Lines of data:
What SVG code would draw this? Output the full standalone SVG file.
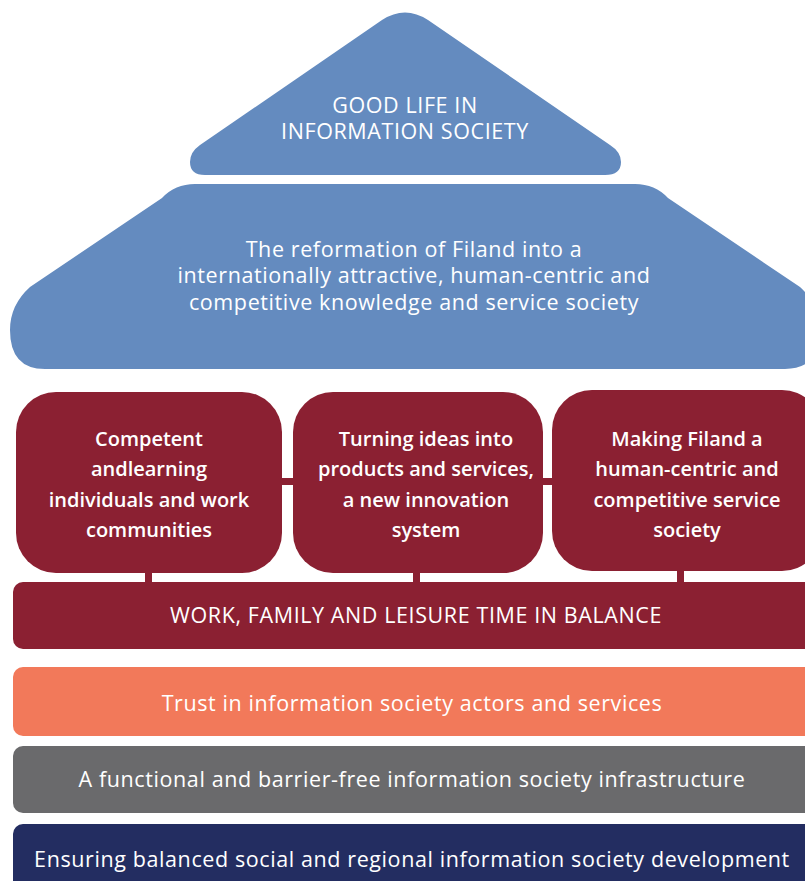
<svg xmlns="http://www.w3.org/2000/svg" width="805" height="881" viewBox="0 0 805 881">
<style>
.blue{fill:#648BBF}
.red{fill:#8B2032}
.t{font-family:"Open Sans","Noto Sans","Liberation Sans",sans-serif;fill:#fff;text-anchor:middle}
.r{font-size:21.5px;font-weight:400;letter-spacing:0.6px}
.b{font-size:20px;font-weight:600}
</style>
<rect width="805" height="881" fill="#fff"/>
<g id="connectors" class="red">
<rect x="280" y="478" width="15" height="7"/>
<rect x="541" y="478" width="13" height="7"/>
<rect x="145" y="570" width="7" height="14"/>
<rect x="413" y="570" width="7" height="14"/>
<rect x="677" y="568" width="7" height="16"/>
</g>
<g id="roof-top">
<path class="blue" d="M205,175 L605,175 Q621,175 621,162 Q621,152 610,145 L428,20 Q405,5 382,20 L200,145 Q190,152 190,162 Q190,175 205,175 Z"/>
<text class="t r" x="405" y="113">GOOD LIFE IN</text>
<text class="t r" x="405" y="139">INFORMATION SOCIETY</text>
</g>
<g id="roof-main">
<path class="blue" d="M45,369 L785,369 Q820,369 820,330 Q820,305 800,287 L668,198 Q655,184 635,184 L195,184 Q175,184 162,198 L30,287 Q10,305 10,330 Q10,369 45,369 Z"/>
<text class="t r" x="414" y="257">The reformation of Filand into a</text>
<text class="t r" x="414" y="283">internationally attractive, human-centric and</text>
<text class="t r" x="414" y="310">competitive knowledge and service society</text>
</g>
<g id="pillar1">
<rect class="red" x="16" y="392" width="266" height="181" rx="40"/>
<text class="t b" x="149" y="446">Competent</text>
<text class="t b" x="149" y="476">andlearning</text>
<text class="t b" x="149" y="507">individuals and work</text>
<text class="t b" x="149" y="537">communities</text>
</g>
<g id="pillar2">
<rect class="red" x="293" y="392" width="250" height="181" rx="40"/>
<text class="t b" x="426" y="446">Turning ideas into</text>
<text class="t b" x="426" y="476">products and services,</text>
<text class="t b" x="426" y="507">a new innovation</text>
<text class="t b" x="426" y="537">system</text>
</g>
<g id="pillar3">
<rect class="red" x="552" y="390" width="270" height="181" rx="40"/>
<text class="t b" x="687" y="446">Making Filand a</text>
<text class="t b" x="687" y="476">human-centric and</text>
<text class="t b" x="687" y="507">competitive service</text>
<text class="t b" x="687" y="537">society</text>
</g>
<g id="balance">
<rect class="red" x="13" y="582" width="810" height="67" rx="10"/>
<text class="t r" x="416" y="623">WORK, FAMILY AND LEISURE TIME IN BALANCE</text>
</g>
<g id="trust">
<rect x="13" y="667" width="810" height="69" rx="10" fill="#F2795A"/>
<text class="t r" x="412" y="711">Trust in information society actors and services</text>
</g>
<g id="infrastructure">
<rect x="13" y="746" width="810" height="67" rx="10" fill="#6A6A6C"/>
<text class="t r" x="412" y="787">A functional and barrier-free information society infrastructure</text>
</g>
<g id="development">
<rect x="13" y="824" width="810" height="80" rx="10" fill="#232D61"/>
<text class="t r" x="412" y="867">Ensuring balanced social and regional information society development</text>
</g>
</svg>
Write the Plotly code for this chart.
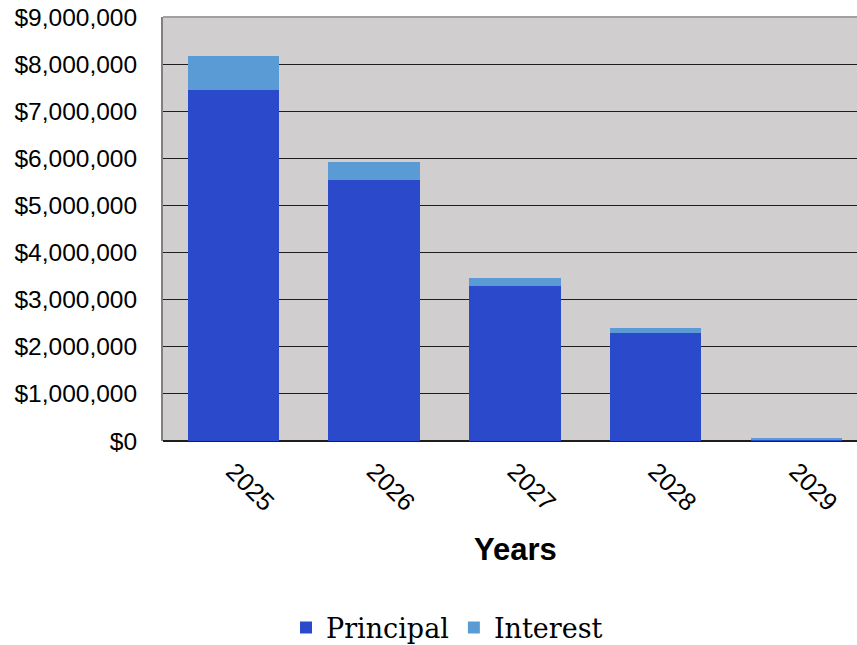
import plotly.graph_objects as go

years = ["2025", "2026", "2027", "2028", "2029"]
principal = [7440000, 5530000, 3280000, 2300000, 25000]
interest = [730000, 390000, 180000, 100000, 40000]

PRINCIPAL_COLOR = "#2B4ACB"
INTEREST_COLOR = "#5B9BD5"

fig = go.Figure()
fig.add_trace(go.Bar(x=years, y=principal, name="Principal",
                     marker=dict(color=PRINCIPAL_COLOR, line=dict(width=0))))
fig.add_trace(go.Bar(x=years, y=interest, name="Interest",
                     marker=dict(color=INTEREST_COLOR, line=dict(width=0))))

W, H = 857, 645
L, R, T, B = 163, 0, 17, 204
pw, ph = W - L - R, H - T - B

def px_x(x):
    return (x - L) / pw

def px_y(y):
    return (H - B - y) / ph

fig.update_layout(
    width=W, height=H,
    margin=dict(l=L, r=R, t=T, b=B, pad=0, autoexpand=False),
    barmode="stack",
    bargap=0.35,
    plot_bgcolor="#D0CECF",
    paper_bgcolor="#FFFFFF",
    font=dict(family="Liberation Sans, Arial, sans-serif", color="#000000", size=24),
    showlegend=True,
    legend=dict(
        orientation="h",
        x=px_x(447), y=px_y(628),
        xanchor="center", yanchor="middle",
        font=dict(family="DejaVu Serif, Liberation Serif, serif", size=27, color="#000000"),
        itemwidth=30,
        traceorder="normal",
        bgcolor="rgba(0,0,0,0)",
    ),
    annotations=[dict(
        text="<b>Years</b>", xref="paper", yref="paper",
        x=px_x(515), y=px_y(549), xanchor="center", yanchor="middle",
        showarrow=False,
        font=dict(family="Liberation Sans, Arial, sans-serif", size=31, color="#000000"),
    )],
)

fig.update_xaxes(
    type="category",
    range=[-0.5, 4.43],
    tickangle=45,
    tickfont=dict(size=25),
    showgrid=False,
    showline=False,
    ticks="",
    ticklabelstandoff=10,
)

fig.update_yaxes(
    range=[0, 9000000],
    dtick=1000000,
    tickprefix="$",
    tickformat=",d",
    tickfont=dict(size=24.5),
    showgrid=True,
    gridcolor="#1E1E1E",
    gridwidth=1,
    zeroline=True,
    zerolinecolor="#1E1E1E",
    zerolinewidth=1.5,
    showline=True,
    linecolor="#808080",
    linewidth=2,
    mirror=False,
    ticks="",
    ticklabelstandoff=19,
)

# light border along the top of the plotting area
fig.add_shape(type="line", xref="paper", yref="paper", x0=0, x1=1, y0=1, y1=1,
              line=dict(color="#A0A0A0", width=2))

fig.write_html("out.html")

§ **Work to do**
Pictures in the records should not appear in your copy, but everything else must be transcribed exactly.

§ **Answer for this exercise**
What SVG code would draw this? Output the full standalone SVG file.
<svg xmlns="http://www.w3.org/2000/svg" width="805" height="881" viewBox="0 0 805 881">
<style>
.blue{fill:#648BBF}
.red{fill:#8B2032}
.t{font-family:"Open Sans","Noto Sans","Liberation Sans",sans-serif;fill:#fff;text-anchor:middle}
.r{font-size:21.5px;font-weight:400;letter-spacing:0.6px}
.b{font-size:20px;font-weight:600}
</style>
<rect width="805" height="881" fill="#fff"/>
<g id="connectors" class="red">
<rect x="280" y="478" width="15" height="7"/>
<rect x="541" y="478" width="13" height="7"/>
<rect x="145" y="570" width="7" height="14"/>
<rect x="413" y="570" width="7" height="14"/>
<rect x="677" y="568" width="7" height="16"/>
</g>
<g id="roof-top">
<path class="blue" d="M205,175 L605,175 Q621,175 621,162 Q621,152 610,145 L428,20 Q405,5 382,20 L200,145 Q190,152 190,162 Q190,175 205,175 Z"/>
<text class="t r" x="405" y="113">GOOD LIFE IN</text>
<text class="t r" x="405" y="139">INFORMATION SOCIETY</text>
</g>
<g id="roof-main">
<path class="blue" d="M45,369 L785,369 Q820,369 820,330 Q820,305 800,287 L668,198 Q655,184 635,184 L195,184 Q175,184 162,198 L30,287 Q10,305 10,330 Q10,369 45,369 Z"/>
<text class="t r" x="414" y="257">The reformation of Filand into a</text>
<text class="t r" x="414" y="283">internationally attractive, human-centric and</text>
<text class="t r" x="414" y="310">competitive knowledge and service society</text>
</g>
<g id="pillar1">
<rect class="red" x="16" y="392" width="266" height="181" rx="40"/>
<text class="t b" x="149" y="446">Competent</text>
<text class="t b" x="149" y="476">andlearning</text>
<text class="t b" x="149" y="507">individuals and work</text>
<text class="t b" x="149" y="537">communities</text>
</g>
<g id="pillar2">
<rect class="red" x="293" y="392" width="250" height="181" rx="40"/>
<text class="t b" x="426" y="446">Turning ideas into</text>
<text class="t b" x="426" y="476">products and services,</text>
<text class="t b" x="426" y="507">a new innovation</text>
<text class="t b" x="426" y="537">system</text>
</g>
<g id="pillar3">
<rect class="red" x="552" y="390" width="270" height="181" rx="40"/>
<text class="t b" x="687" y="446">Making Filand a</text>
<text class="t b" x="687" y="476">human-centric and</text>
<text class="t b" x="687" y="507">competitive service</text>
<text class="t b" x="687" y="537">society</text>
</g>
<g id="balance">
<rect class="red" x="13" y="582" width="810" height="67" rx="10"/>
<text class="t r" x="416" y="623">WORK, FAMILY AND LEISURE TIME IN BALANCE</text>
</g>
<g id="trust">
<rect x="13" y="667" width="810" height="69" rx="10" fill="#F2795A"/>
<text class="t r" x="412" y="711">Trust in information society actors and services</text>
</g>
<g id="infrastructure">
<rect x="13" y="746" width="810" height="67" rx="10" fill="#6A6A6C"/>
<text class="t r" x="412" y="787">A functional and barrier-free information society infrastructure</text>
</g>
<g id="development">
<rect x="13" y="824" width="810" height="80" rx="10" fill="#232D61"/>
<text class="t r" x="412" y="867">Ensuring balanced social and regional information society development</text>
</g>
</svg>
Write the Plotly code for this chart.
import plotly.graph_objects as go

years = ["2025", "2026", "2027", "2028", "2029"]
principal = [7440000, 5530000, 3280000, 2300000, 25000]
interest = [730000, 390000, 180000, 100000, 40000]

PRINCIPAL_COLOR = "#2B4ACB"
INTEREST_COLOR = "#5B9BD5"

fig = go.Figure()
fig.add_trace(go.Bar(x=years, y=principal, name="Principal",
                     marker=dict(color=PRINCIPAL_COLOR, line=dict(width=0))))
fig.add_trace(go.Bar(x=years, y=interest, name="Interest",
                     marker=dict(color=INTEREST_COLOR, line=dict(width=0))))

W, H = 857, 645
L, R, T, B = 163, 0, 17, 204
pw, ph = W - L - R, H - T - B

def px_x(x):
    return (x - L) / pw

def px_y(y):
    return (H - B - y) / ph

fig.update_layout(
    width=W, height=H,
    margin=dict(l=L, r=R, t=T, b=B, pad=0, autoexpand=False),
    barmode="stack",
    bargap=0.35,
    plot_bgcolor="#D0CECF",
    paper_bgcolor="#FFFFFF",
    font=dict(family="Liberation Sans, Arial, sans-serif", color="#000000", size=24),
    showlegend=True,
    legend=dict(
        orientation="h",
        x=px_x(447), y=px_y(628),
        xanchor="center", yanchor="middle",
        font=dict(family="DejaVu Serif, Liberation Serif, serif", size=27, color="#000000"),
        itemwidth=30,
        traceorder="normal",
        bgcolor="rgba(0,0,0,0)",
    ),
    annotations=[dict(
        text="<b>Years</b>", xref="paper", yref="paper",
        x=px_x(515), y=px_y(549), xanchor="center", yanchor="middle",
        showarrow=False,
        font=dict(family="Liberation Sans, Arial, sans-serif", size=31, color="#000000"),
    )],
)

fig.update_xaxes(
    type="category",
    range=[-0.5, 4.43],
    tickangle=45,
    tickfont=dict(size=25),
    showgrid=False,
    showline=False,
    ticks="",
    ticklabelstandoff=10,
)

fig.update_yaxes(
    range=[0, 9000000],
    dtick=1000000,
    tickprefix="$",
    tickformat=",d",
    tickfont=dict(size=24.5),
    showgrid=True,
    gridcolor="#1E1E1E",
    gridwidth=1,
    zeroline=True,
    zerolinecolor="#1E1E1E",
    zerolinewidth=1.5,
    showline=True,
    linecolor="#808080",
    linewidth=2,
    mirror=False,
    ticks="",
    ticklabelstandoff=19,
)

# light border along the top of the plotting area
fig.add_shape(type="line", xref="paper", yref="paper", x0=0, x1=1, y0=1, y1=1,
              line=dict(color="#A0A0A0", width=2))

fig.write_html("out.html")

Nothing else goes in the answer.